Copy exactly, and only, the lines below from the first through the one containing "2.82, 2.79, 2.84]", both included; pictures are omitted.

* Begin Supplied material *

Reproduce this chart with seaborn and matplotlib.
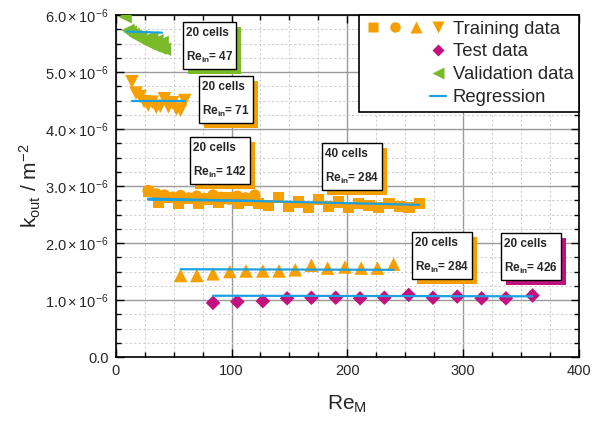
import numpy as np
import pandas as pd
import matplotlib
matplotlib.use("Agg")
import matplotlib.pyplot as plt
import matplotlib.patheffects as pe
from matplotlib.lines import Line2D
from matplotlib.patches import Rectangle
from matplotlib.legend_handler import HandlerTuple
from matplotlib.ticker import MultipleLocator, FuncFormatter
import seaborn as sns

# permeability k_out in units of 1e-6 m^-2, plotted against Re_M

# validation data: 20 cells, Re_in = 47
val_x = [8, 10.5, 12.5, 15, 17, 19.5, 21.5, 24, 26.5, 28.5, 31, 33, 35.5, 38, 40, 42]
val_y = [5.97, 5.73, 5.70, 5.66, 5.63, 5.60, 5.62, 5.55, 5.58, 5.50, 5.60, 5.46, 5.55, 5.42, 5.52, 5.40]

# training data: 20 cells, Re_in = 71
re71_x = [14, 17.5, 21, 24.5, 28, 31.5, 35, 38.5, 42, 45.5, 49, 52.5, 56, 59.5]
re71_y = [4.83, 4.63, 4.57, 4.48, 4.42, 4.47, 4.38, 4.40, 4.53, 4.39, 4.46, 4.35, 4.33, 4.50]

# training data: 20 cells, Re_in = 142
re142_x = [28, 35, 42, 49, 56, 63, 70, 77, 84, 91, 98, 105, 112, 120]
re142_y = [2.92, 2.86, 2.84, 2.80, 2.83, 2.79, 2.82, 2.78, 2.84, 2.80, 2.77, 2.82, 2.79, 2.84]

# training data: 40 cells, Re_in = 284
re284c40_x = [28, 36.7, 45.3, 54, 62.7, 71.3, 80, 88.7, 97.3, 106, 114.7, 123.3, 132, 140.7,
              149.3, 158, 166.7, 175.3, 184, 192.7, 201.3, 210, 218.7, 227.3, 236, 244.7, 253.3, 262]
re284c40_y = [2.90, 2.72, 2.80, 2.70, 2.78, 2.69, 2.76, 2.72, 2.79, 2.70, 2.74, 2.70, 2.66, 2.80,
              2.64, 2.72, 2.62, 2.76, 2.64, 2.72, 2.62, 2.70, 2.66, 2.62, 2.70, 2.64, 2.62, 2.70]

# training data: 20 cells, Re_in = 284
re284_x = [56, 70, 84, 98.5, 112.5, 127, 141, 155, 169, 183, 198, 212, 226, 240]
re284_y = [1.43, 1.43, 1.46, 1.50, 1.51, 1.51, 1.51, 1.53, 1.61, 1.56, 1.58, 1.56, 1.56, 1.63]

# test data: 20 cells, Re_in = 426
test_x = [84, 105, 127, 148, 169, 190, 211, 232, 253, 274, 295, 316, 337, 360]
test_y = [0.95, 0.97, 0.98, 1.03, 1.04, 1.04, 1.03, 1.04, 1.09, 1.04, 1.06, 1.03, 1.03, 1.08]

# regression lines: start/end Re_M and k_out
reg_x0 = [9, 14, 28, 28, 56, 84]
reg_x1 = [40, 60, 120, 262, 240, 360]
reg_y0 = [5.71, 4.50, 2.76, 2.78, 1.54, 1.075]
reg_y1 = [5.69, 4.50, 2.74, 2.67, 1.53, 1.065]

ORANGE = "#F5A000"
GREEN = "#7AB928"
MAGENTA = "#C4107F"
BLUE = "#1BA1E2"

sns.set_style("ticks")
plt.rcParams["font.family"] = ["Liberation Sans", "DejaVu Sans"]
plt.rcParams["mathtext.fontset"] = "custom"
plt.rcParams["mathtext.rm"] = "Liberation Sans"
plt.rcParams["mathtext.it"] = "Liberation Sans:italic"
plt.rcParams["mathtext.bf"] = "Liberation Sans:bold"

fig = plt.figure(figsize=(5.98, 4.23), dpi=100)
ax = fig.add_axes([0.1936, 0.156, 0.7744, 0.8085])

series = [
    (re142_x, re142_y, "o", ORANGE, 70),
    (re284c40_x, re284c40_y, "s", ORANGE, 64),
    (re284_x, re284_y, "^", ORANGE, 95),
    (re71_x, re71_y, "v", ORANGE, 95),
    (val_x, val_y, "<", GREEN, 95),
    (test_x, test_y, "D", MAGENTA, 55),
]
for xs, ys, mk, col, size in series:
    sns.scatterplot(x=xs, y=ys, marker=mk, color=col, s=size, edgecolor="none",
                    legend=False, ax=ax, zorder=3)

for i in range(len(reg_x0)):
    df = pd.DataFrame({"x": [reg_x0[i], reg_x1[i]], "y": [reg_y0[i], reg_y1[i]]})
    sns.lineplot(data=df, x="x", y="y", color=BLUE, lw=1.6, ax=ax, zorder=4)

ax.set_xlim(0, 400)
ax.set_ylim(0, 6)
ax.xaxis.set_major_locator(MultipleLocator(100))
ax.xaxis.set_minor_locator(MultipleLocator(25))
ax.yaxis.set_major_locator(MultipleLocator(1))
ax.yaxis.set_minor_locator(MultipleLocator(0.25))


def fmt(v, pos):
    if abs(v) < 1e-9:
        return "0.0"
    return r"$\mathregular{%.1f\times10^{-6}}$" % v


ax.yaxis.set_major_formatter(FuncFormatter(fmt))
ax.tick_params(which="both", direction="in", top=True, right=True, width=1, color="black")
ax.tick_params(which="major", length=6, labelsize=10.5, pad=5)
ax.tick_params(which="minor", length=3.5)
ax.set_axisbelow(True)
ax.grid(which="major", color="#9a9a9a", lw=1, ls="-")
ax.grid(which="minor", color="#cfcfcf", lw=0.8, ls=(0, (2, 2)))
for sp in ax.spines.values():
    sp.set_color("black")
    sp.set_linewidth(1.2)

ax.set_xlabel(r"$\mathregular{Re_M}$", fontsize=15, labelpad=11)
ax.set_ylabel(r"$\mathregular{k_{out}}$ / $\mathregular{m^{-2}}$", fontsize=15, labelpad=2)

blank = Line2D([], [], ls="none", marker="none")
h_train = tuple(Line2D([], [], ls="none", marker=m, color=ORANGE, markersize=9 if m in "^v" else 7.5,
                       markeredgecolor="none") for m in ["s", "o", "^", "v"])
h_test = (blank, blank, blank, Line2D([], [], ls="none", marker="D", color=MAGENTA,
                                       markersize=6.5, markeredgecolor="none"))
h_val = (blank, blank, blank, Line2D([], [], ls="none", marker="<", color=GREEN,
                                      markersize=9, markeredgecolor="none"))
h_reg = (blank, blank, blank, Line2D([], [], color=BLUE, lw=1.6))
leg = ax.legend([h_train, h_test, h_val, h_reg],
                ["Training data", "Test data", "Validation data", "Regression"],
                handler_map={tuple: HandlerTuple(ndivide=None, pad=0.3)},
                loc="upper right", borderaxespad=0, fontsize=13.3, handlelength=4.4,
                handletextpad=0.35, labelspacing=0.32, borderpad=0.3, fancybox=False,
                framealpha=1, edgecolor="black")
leg.get_frame().set_linewidth(1.2)
leg.set_zorder(7)

# annotation boxes with coloured offset shadow
boxes = [
    (58, 5.88, "20", "47", GREEN),
    (72, 4.93, "20", "71", ORANGE),
    (64, 3.86, "20", "142", ORANGE),
    (178, 3.75, "40", "284", ORANGE),
    (255.5, 2.20, "20", "284", ORANGE),
    (333, 2.17, "20", "426", MAGENTA),
]
texts = []
for bx, by, cells, re, col in boxes:
    t = ax.text(bx, by, f"{cells} cells\n" + r"$\mathbf{Re_{in}}$" + f"= {re}",
                fontsize=8.5, fontweight="bold", ha="left", va="top", linespacing=2.0,
                zorder=6, transform=ax.transData)
    texts.append(t)

# shift text inside the box, then draw box around its extent
fig.canvas.draw()
inv = ax.transData.inverted()
for t, (bx, by, cells, re, col) in zip(texts, boxes):
    px, py = ax.transData.transform((bx, by))
    t.set_position(inv.transform((px + 3, py - 5)))
fig.canvas.draw()
renderer = fig.canvas.get_renderer()
for t, (bx, by, cells, re, col) in zip(texts, boxes):
    ext = t.get_window_extent(renderer)
    x0, y0 = inv.transform((ext.x0 - 3, ext.y0 - 4))
    x1, y1 = inv.transform((ext.x1 + 3, ext.y1 + 5))
    rect = Rectangle((x0, y0), x1 - x0, y1 - y0, fc="white", ec="black", lw=1, zorder=5)
    rect.set_path_effects([pe.SimplePatchShadow(offset=(3.6, -3.6), shadow_rgbFace=col, alpha=1.0),
                           pe.Normal()])
    ax.add_patch(rect)

fig.savefig("out.png", dpi=100)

* End Supplied material *

(Solution to the exercise)
Reproduce this chart with seaborn and matplotlib.
import numpy as np
import pandas as pd
import matplotlib
matplotlib.use("Agg")
import matplotlib.pyplot as plt
import matplotlib.patheffects as pe
from matplotlib.lines import Line2D
from matplotlib.patches import Rectangle
from matplotlib.legend_handler import HandlerTuple
from matplotlib.ticker import MultipleLocator, FuncFormatter
import seaborn as sns

# permeability k_out in units of 1e-6 m^-2, plotted against Re_M

# validation data: 20 cells, Re_in = 47
val_x = [8, 10.5, 12.5, 15, 17, 19.5, 21.5, 24, 26.5, 28.5, 31, 33, 35.5, 38, 40, 42]
val_y = [5.97, 5.73, 5.70, 5.66, 5.63, 5.60, 5.62, 5.55, 5.58, 5.50, 5.60, 5.46, 5.55, 5.42, 5.52, 5.40]

# training data: 20 cells, Re_in = 71
re71_x = [14, 17.5, 21, 24.5, 28, 31.5, 35, 38.5, 42, 45.5, 49, 52.5, 56, 59.5]
re71_y = [4.83, 4.63, 4.57, 4.48, 4.42, 4.47, 4.38, 4.40, 4.53, 4.39, 4.46, 4.35, 4.33, 4.50]

# training data: 20 cells, Re_in = 142
re142_x = [28, 35, 42, 49, 56, 63, 70, 77, 84, 91, 98, 105, 112, 120]
re142_y = [2.92, 2.86, 2.84, 2.80, 2.83, 2.79, 2.82, 2.78, 2.84, 2.80, 2.77, 2.82, 2.79, 2.84]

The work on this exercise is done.